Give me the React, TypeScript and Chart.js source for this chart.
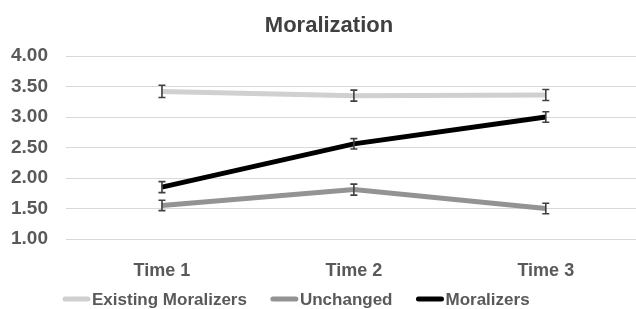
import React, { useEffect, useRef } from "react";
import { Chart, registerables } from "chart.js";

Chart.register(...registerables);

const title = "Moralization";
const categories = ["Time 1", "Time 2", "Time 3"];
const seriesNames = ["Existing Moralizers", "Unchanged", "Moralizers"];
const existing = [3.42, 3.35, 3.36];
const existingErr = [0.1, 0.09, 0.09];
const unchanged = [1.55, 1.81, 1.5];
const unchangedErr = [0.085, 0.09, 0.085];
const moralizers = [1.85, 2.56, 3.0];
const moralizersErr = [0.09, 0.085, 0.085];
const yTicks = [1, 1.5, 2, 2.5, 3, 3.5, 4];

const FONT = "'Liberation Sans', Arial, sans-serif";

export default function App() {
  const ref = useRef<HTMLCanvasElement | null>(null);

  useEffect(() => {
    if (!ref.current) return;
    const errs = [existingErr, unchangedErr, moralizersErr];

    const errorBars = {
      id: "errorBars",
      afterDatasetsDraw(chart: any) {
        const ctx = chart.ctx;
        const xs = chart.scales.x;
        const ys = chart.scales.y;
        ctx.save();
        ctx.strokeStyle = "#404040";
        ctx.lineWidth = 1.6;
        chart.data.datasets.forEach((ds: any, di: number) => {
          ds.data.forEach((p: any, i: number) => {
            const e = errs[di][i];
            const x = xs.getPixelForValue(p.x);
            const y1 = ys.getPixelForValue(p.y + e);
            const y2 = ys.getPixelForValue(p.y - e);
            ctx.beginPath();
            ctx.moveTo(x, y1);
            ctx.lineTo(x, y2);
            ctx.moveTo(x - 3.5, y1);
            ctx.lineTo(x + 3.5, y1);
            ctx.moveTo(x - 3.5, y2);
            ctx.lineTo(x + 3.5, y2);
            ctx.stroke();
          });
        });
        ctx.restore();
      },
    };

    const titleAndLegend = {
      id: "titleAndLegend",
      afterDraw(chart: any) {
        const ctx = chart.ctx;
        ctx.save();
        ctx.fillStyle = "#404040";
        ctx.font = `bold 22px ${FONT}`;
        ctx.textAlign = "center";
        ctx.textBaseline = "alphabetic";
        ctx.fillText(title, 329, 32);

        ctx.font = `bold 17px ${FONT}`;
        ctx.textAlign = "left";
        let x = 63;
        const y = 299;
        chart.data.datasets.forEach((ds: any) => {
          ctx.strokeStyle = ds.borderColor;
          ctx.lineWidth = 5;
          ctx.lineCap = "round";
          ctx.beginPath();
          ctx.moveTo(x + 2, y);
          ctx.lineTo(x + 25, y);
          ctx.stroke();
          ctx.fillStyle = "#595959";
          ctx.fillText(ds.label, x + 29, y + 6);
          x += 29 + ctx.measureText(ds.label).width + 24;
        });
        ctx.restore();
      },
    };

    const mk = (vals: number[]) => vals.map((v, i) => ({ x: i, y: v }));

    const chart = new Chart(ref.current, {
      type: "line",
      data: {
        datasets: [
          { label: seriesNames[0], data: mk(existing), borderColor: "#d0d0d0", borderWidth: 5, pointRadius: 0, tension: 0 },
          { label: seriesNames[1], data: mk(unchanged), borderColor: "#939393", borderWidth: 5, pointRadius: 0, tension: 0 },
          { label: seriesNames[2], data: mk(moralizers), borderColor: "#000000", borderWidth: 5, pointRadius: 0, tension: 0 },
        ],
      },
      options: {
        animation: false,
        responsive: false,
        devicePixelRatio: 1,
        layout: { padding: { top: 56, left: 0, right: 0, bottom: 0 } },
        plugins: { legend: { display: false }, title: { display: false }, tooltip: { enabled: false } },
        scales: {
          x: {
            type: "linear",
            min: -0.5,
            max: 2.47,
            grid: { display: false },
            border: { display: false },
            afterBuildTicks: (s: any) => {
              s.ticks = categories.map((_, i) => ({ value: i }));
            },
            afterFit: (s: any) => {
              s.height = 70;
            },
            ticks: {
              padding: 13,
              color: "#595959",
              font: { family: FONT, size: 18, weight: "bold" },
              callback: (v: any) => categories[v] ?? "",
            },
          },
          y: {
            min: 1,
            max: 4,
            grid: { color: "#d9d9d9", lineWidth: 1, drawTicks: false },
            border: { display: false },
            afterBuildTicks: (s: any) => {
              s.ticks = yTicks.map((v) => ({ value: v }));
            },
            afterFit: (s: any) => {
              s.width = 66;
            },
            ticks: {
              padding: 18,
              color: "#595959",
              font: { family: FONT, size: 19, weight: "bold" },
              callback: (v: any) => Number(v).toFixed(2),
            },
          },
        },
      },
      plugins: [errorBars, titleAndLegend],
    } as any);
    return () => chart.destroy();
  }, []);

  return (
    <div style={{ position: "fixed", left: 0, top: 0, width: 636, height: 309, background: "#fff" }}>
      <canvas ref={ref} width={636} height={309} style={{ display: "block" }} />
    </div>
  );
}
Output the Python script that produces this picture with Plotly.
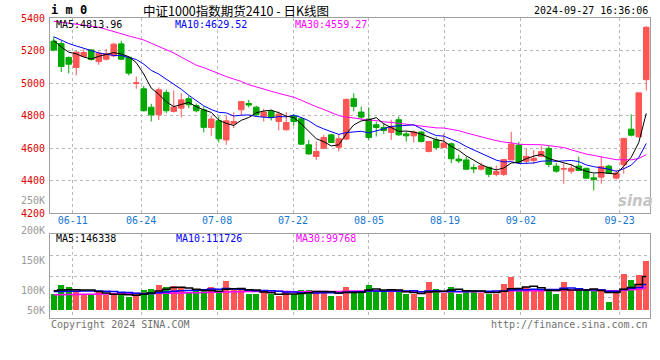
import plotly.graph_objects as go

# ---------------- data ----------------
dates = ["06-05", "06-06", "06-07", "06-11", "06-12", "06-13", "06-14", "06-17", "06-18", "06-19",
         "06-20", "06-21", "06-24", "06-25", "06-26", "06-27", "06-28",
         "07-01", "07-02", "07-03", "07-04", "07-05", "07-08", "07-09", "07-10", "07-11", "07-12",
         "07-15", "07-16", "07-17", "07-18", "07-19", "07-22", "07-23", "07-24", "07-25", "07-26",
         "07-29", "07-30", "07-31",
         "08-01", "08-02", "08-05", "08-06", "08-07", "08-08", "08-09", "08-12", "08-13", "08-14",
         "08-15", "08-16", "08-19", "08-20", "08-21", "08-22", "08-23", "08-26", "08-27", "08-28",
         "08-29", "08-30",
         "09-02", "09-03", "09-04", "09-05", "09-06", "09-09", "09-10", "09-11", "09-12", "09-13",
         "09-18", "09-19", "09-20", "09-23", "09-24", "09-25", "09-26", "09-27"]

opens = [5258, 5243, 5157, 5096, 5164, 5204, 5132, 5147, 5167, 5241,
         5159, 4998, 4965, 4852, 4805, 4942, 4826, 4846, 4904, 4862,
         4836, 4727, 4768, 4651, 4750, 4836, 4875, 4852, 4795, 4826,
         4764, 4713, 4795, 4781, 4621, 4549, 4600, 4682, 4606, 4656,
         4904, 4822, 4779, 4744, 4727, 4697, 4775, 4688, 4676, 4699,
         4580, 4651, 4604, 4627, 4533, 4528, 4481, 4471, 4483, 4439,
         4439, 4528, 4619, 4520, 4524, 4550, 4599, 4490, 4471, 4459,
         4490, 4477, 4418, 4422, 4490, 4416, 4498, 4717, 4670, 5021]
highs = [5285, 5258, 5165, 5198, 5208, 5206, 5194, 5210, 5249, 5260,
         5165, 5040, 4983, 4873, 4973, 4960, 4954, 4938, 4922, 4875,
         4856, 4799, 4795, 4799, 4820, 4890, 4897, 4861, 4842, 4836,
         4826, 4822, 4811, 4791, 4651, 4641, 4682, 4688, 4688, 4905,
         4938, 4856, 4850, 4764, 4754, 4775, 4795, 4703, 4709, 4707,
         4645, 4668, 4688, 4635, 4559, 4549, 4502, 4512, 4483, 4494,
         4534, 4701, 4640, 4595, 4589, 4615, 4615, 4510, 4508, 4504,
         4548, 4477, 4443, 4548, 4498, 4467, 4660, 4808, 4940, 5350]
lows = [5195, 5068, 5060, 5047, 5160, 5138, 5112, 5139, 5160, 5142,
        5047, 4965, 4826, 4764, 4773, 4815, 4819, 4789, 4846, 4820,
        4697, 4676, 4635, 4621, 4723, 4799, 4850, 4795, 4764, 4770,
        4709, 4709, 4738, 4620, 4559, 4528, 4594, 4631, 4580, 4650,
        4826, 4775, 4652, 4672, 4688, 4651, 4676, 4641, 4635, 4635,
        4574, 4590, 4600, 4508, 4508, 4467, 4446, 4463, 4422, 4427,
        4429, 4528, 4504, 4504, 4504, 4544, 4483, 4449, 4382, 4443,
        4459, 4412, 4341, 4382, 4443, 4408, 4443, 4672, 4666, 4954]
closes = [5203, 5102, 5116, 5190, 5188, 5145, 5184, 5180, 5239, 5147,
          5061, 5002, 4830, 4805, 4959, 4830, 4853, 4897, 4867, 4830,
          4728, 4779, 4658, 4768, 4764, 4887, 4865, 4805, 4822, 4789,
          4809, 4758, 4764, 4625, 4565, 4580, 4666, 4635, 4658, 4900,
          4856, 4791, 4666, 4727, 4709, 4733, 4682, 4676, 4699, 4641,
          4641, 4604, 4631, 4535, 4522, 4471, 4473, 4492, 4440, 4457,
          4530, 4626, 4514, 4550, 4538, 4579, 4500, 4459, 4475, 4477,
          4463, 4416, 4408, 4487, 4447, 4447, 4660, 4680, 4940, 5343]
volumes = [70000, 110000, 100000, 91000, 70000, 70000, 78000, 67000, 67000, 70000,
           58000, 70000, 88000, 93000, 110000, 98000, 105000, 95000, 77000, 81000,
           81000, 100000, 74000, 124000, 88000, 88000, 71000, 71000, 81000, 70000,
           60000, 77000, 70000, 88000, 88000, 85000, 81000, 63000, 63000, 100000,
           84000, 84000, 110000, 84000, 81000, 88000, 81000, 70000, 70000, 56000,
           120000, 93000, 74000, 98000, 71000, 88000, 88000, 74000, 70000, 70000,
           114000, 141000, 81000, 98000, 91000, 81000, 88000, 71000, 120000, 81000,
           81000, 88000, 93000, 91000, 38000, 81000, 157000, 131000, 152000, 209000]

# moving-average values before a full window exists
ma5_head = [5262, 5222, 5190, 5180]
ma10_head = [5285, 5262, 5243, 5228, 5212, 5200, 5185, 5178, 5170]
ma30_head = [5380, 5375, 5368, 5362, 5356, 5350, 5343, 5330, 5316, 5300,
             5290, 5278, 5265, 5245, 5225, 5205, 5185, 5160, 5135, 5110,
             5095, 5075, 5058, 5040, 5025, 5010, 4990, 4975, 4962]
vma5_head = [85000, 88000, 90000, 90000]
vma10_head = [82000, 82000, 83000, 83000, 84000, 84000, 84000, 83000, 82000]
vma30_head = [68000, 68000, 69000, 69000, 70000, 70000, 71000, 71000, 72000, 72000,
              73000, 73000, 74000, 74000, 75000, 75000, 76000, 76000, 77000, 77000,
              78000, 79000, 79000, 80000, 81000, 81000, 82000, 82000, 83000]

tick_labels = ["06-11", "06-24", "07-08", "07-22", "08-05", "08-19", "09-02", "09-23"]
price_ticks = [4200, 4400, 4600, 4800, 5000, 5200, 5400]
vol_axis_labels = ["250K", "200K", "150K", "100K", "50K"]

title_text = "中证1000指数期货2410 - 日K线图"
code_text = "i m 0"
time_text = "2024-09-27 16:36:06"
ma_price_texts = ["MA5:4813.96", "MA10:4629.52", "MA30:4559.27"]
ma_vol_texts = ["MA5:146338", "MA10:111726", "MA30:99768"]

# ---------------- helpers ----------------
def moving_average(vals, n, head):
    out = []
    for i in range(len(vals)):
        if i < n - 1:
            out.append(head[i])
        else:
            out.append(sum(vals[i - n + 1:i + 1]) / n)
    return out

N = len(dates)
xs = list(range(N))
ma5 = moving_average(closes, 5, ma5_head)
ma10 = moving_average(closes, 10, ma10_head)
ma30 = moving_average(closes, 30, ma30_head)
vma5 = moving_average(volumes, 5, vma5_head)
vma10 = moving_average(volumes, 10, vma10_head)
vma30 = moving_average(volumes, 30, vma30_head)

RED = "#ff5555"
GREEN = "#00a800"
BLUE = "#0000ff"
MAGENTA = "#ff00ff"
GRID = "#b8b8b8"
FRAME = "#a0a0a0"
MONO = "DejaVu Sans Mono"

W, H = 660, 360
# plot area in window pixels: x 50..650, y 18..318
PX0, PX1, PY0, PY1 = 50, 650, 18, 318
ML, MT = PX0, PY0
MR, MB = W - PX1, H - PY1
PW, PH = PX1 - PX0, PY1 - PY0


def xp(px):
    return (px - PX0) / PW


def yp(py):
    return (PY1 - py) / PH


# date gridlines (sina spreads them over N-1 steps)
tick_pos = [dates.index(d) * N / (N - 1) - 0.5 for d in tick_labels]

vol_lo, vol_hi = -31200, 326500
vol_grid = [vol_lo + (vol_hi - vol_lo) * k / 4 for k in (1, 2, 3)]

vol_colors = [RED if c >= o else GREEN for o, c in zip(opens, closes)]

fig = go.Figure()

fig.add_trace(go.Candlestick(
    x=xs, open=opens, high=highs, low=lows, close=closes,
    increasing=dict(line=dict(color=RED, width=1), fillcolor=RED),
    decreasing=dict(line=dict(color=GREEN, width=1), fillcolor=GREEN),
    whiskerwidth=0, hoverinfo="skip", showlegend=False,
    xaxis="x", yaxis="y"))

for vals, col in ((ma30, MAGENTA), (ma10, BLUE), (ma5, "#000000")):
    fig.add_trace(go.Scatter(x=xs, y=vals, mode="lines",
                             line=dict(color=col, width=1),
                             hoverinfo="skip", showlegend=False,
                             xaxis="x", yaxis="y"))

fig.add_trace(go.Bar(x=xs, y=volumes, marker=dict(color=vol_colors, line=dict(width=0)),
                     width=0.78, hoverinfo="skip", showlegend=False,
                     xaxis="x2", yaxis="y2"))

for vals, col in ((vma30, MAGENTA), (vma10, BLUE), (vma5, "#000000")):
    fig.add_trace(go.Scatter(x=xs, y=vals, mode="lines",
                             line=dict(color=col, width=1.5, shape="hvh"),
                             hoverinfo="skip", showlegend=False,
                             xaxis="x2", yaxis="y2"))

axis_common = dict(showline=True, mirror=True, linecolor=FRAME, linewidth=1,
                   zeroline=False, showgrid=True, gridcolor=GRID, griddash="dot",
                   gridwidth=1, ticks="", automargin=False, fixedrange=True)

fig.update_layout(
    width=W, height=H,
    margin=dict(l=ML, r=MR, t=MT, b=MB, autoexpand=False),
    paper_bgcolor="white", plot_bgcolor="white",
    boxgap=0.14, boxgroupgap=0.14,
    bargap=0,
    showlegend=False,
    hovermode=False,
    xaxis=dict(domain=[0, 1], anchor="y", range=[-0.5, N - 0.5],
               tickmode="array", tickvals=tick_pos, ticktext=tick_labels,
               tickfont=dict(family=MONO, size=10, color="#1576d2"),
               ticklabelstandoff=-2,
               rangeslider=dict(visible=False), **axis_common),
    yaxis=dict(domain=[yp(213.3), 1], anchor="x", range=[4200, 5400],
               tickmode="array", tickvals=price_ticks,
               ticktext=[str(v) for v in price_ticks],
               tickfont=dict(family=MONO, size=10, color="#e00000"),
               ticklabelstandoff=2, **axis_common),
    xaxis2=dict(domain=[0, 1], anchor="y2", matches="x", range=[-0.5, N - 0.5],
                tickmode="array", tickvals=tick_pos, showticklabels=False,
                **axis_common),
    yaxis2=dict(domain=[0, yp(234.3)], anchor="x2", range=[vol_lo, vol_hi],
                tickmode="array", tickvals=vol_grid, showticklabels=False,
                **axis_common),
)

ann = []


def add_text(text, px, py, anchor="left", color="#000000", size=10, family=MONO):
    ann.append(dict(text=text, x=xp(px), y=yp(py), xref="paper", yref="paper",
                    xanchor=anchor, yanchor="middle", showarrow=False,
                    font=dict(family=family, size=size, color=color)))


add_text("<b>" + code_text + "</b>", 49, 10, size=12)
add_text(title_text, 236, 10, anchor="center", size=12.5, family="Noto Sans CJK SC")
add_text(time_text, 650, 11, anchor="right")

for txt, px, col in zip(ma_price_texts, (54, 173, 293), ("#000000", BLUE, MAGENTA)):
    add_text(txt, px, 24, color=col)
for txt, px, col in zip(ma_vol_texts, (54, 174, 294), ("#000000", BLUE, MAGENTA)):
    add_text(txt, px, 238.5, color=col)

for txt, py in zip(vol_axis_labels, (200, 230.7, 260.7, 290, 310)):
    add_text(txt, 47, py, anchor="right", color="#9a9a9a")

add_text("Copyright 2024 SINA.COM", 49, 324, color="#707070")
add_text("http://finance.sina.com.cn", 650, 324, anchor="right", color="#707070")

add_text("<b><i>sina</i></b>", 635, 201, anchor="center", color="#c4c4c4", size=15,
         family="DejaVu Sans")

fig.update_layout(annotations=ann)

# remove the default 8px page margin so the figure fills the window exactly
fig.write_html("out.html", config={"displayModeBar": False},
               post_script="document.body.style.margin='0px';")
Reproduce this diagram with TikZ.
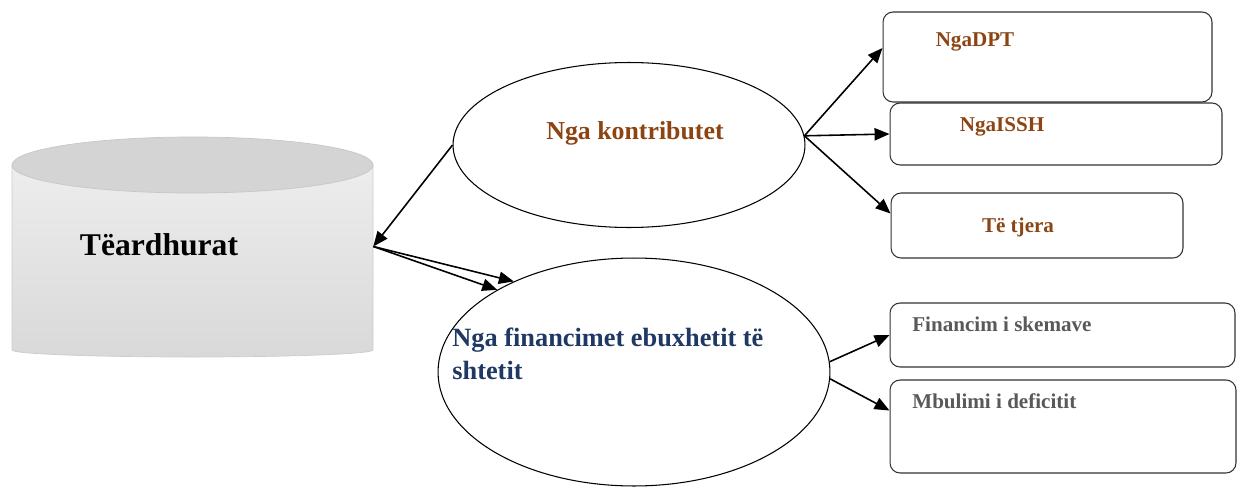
= = = = = = =
(Problem statement):
Pictures excluded, repeat the records exactly from their opening line through the line containing "const errs = [existingErr, unchangedErr, moralizersErr];".

(Exercise result):
Give me the React, TypeScript and Chart.js source for this chart.
import React, { useEffect, useRef } from "react";
import { Chart, registerables } from "chart.js";

Chart.register(...registerables);

const title = "Moralization";
const categories = ["Time 1", "Time 2", "Time 3"];
const seriesNames = ["Existing Moralizers", "Unchanged", "Moralizers"];
const existing = [3.42, 3.35, 3.36];
const existingErr = [0.1, 0.09, 0.09];
const unchanged = [1.55, 1.81, 1.5];
const unchangedErr = [0.085, 0.09, 0.085];
const moralizers = [1.85, 2.56, 3.0];
const moralizersErr = [0.09, 0.085, 0.085];
const yTicks = [1, 1.5, 2, 2.5, 3, 3.5, 4];

const FONT = "'Liberation Sans', Arial, sans-serif";

export default function App() {
  const ref = useRef<HTMLCanvasElement | null>(null);

  useEffect(() => {
    if (!ref.current) return;
    const errs = [existingErr, unchangedErr, moralizersErr];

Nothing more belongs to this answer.